London

Howard Hodgkin

Collections of historical masterpieces have two main ways of engaging with contemporary art, if they don’t ignore it completely: One is to feed the mouth that bites them, so to speak, by bringing in some institutional critique; the holdings will look stronger for having survived the in-house sniping (as Karen Knorr’s recent exhibition of photographs at the Wallace Collection demonstrated). The other is to show a “contemporary classic” in harmony with the classic classics. This, surprisingly, is the riskier option. Between the old masters and even the most conservative contemporary artist there lies a vast breach. The juxtaposition can show everything in the worst light: Old art looking fussy and fusty; new art, slapdash and superficial.

That’s the chance Britain’s oldest public gallery took when it asked Howard Hodgkin to exhibit his paintings alongside its collection. Seeing thirteen mostly recent Hodgkins scattered among the gallery’s Watteaus and Fragonards could be disconcerting. The most obvious reason was Hodgkin’s palette. Works like Out of the Window, 2000, or Afterwards, 2000, seemed keyed painfully high in comparison to the tonal restraint of the surrounding work. Hodgkin can be a subtle colorist even in bright pictures—Memories, 1997-99, is a good example-but this context made it awfully hard to see that; paintings that matched the coloristic sobriety around them (Autumn Foliage, 1998-99) or even outdid it (Dirty Mirror, 2000) looked best here. Still, if you gave yourself time, you could make the adjustment. A more serious problem was posed by Hodgkin’s worrying at the idea of framing—the way he paints on the antique frames around his panels. You might think Hodgkin’s ornate moldings would be a link to the pictorial past, but it turns out they only emphasize the contemporary painter’s playful but very anxious ambivalence toward the self-sufficiency of his images. Old-master paintings are glad for the separation frames provide between themselves and real space; Hodgkin’s are constantly compelled to assert their objecthood. Therein lies an almost unbridgeable gap between eras.
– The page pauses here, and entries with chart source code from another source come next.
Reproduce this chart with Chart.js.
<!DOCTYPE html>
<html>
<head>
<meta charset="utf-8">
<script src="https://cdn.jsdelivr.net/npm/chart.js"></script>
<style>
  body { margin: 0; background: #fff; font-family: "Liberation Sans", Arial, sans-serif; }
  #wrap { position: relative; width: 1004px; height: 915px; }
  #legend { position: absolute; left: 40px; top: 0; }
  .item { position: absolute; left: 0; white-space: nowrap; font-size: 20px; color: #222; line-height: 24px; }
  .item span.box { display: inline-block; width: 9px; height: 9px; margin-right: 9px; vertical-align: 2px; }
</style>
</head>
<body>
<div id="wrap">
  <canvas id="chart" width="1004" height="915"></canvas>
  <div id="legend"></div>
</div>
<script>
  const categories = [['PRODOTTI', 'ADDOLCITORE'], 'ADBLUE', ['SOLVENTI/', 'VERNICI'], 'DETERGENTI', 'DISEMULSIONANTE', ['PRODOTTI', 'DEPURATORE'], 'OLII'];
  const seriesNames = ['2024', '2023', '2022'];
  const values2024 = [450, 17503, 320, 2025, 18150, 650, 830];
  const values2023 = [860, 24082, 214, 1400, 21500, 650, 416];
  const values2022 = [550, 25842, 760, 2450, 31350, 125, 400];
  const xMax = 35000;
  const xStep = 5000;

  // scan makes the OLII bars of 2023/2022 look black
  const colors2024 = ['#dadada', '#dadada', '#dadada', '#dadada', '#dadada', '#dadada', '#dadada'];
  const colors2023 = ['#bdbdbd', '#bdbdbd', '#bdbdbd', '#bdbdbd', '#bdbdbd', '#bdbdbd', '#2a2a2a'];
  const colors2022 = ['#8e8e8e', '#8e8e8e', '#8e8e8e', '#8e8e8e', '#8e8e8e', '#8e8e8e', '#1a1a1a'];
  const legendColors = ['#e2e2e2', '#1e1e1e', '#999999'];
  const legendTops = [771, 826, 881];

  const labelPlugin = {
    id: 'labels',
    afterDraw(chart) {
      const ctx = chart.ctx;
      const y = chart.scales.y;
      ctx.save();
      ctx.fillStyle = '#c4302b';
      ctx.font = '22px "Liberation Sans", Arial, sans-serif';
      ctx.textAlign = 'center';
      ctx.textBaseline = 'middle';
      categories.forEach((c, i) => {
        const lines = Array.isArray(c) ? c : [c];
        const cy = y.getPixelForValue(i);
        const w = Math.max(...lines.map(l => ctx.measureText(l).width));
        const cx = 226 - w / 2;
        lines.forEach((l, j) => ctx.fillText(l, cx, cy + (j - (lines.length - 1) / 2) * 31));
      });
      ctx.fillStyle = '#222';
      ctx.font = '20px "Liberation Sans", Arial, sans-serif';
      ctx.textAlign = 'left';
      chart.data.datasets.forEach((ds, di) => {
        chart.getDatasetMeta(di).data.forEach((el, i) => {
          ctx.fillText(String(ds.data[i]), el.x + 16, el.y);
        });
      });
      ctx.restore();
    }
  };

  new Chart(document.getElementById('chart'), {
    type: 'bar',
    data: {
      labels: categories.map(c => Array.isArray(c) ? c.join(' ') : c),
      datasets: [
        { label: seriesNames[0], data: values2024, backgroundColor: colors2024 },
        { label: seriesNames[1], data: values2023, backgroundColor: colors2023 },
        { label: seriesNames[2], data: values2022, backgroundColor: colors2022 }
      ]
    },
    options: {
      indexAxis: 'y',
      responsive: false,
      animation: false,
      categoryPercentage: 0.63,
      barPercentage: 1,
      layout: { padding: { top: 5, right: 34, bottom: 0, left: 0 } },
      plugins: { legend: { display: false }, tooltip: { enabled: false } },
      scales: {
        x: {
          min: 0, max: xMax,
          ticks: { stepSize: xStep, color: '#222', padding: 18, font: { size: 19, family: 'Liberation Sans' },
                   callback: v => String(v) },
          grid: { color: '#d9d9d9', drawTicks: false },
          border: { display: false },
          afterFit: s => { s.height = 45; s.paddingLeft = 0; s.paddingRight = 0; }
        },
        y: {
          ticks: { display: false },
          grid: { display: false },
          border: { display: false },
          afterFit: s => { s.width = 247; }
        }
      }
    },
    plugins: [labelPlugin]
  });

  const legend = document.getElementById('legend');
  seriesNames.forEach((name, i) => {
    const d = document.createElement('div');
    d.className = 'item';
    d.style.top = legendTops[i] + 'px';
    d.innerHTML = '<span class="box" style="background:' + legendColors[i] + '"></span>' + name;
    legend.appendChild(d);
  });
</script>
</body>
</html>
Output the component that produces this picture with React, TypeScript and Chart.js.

For all that, Hodgkin’s presence here is justified by the emphasis on painterliness his work shares with the Dulwich collection, which was built around holdings amassed at the end of the eighteenth century, originally with the intention that it become the basis for a national gallery in Poland. In this context an incipiently Romantic dimension seems to emerge even in Poussin. Hodgkin’s exacerbated contemporary painterliness may seem weak in comparison to such mastery but serves to highlight the hidden strengths of some of the collection’s smaller figures. In one of the few juxtapositions that seems based on a formal echo, Hodgkin’s oval When in Rome, 2000, draws attention to the shape of the Archangel Michael’s shield in Sebastiano Ricci’s adjacent Fall of the Rebel Angels, ca. 1720—a passage that anchors great centrifugal force in its own conspicuous painterliness. Likewise the startling disjunctions in Jan Weenix’s Landscape with Shepherd Boy, 1664, the compositional imbalance of Sébastien Bourdon’s A Brawl in a Guardroom, ca. 1643, and the daring vacancy of Arent de Gelder’s Jacob’s Dream, 1710–15, seem to take heart, as it were, from their continuing relation to Hodgkin's present—just as that present, in turn, may recognize its own brutal image in the raw-meat red slathered across the bottom of Rembrandt’s Portrait of a Young Man, 1663, an inarguable excuse for the sitter’s cloak.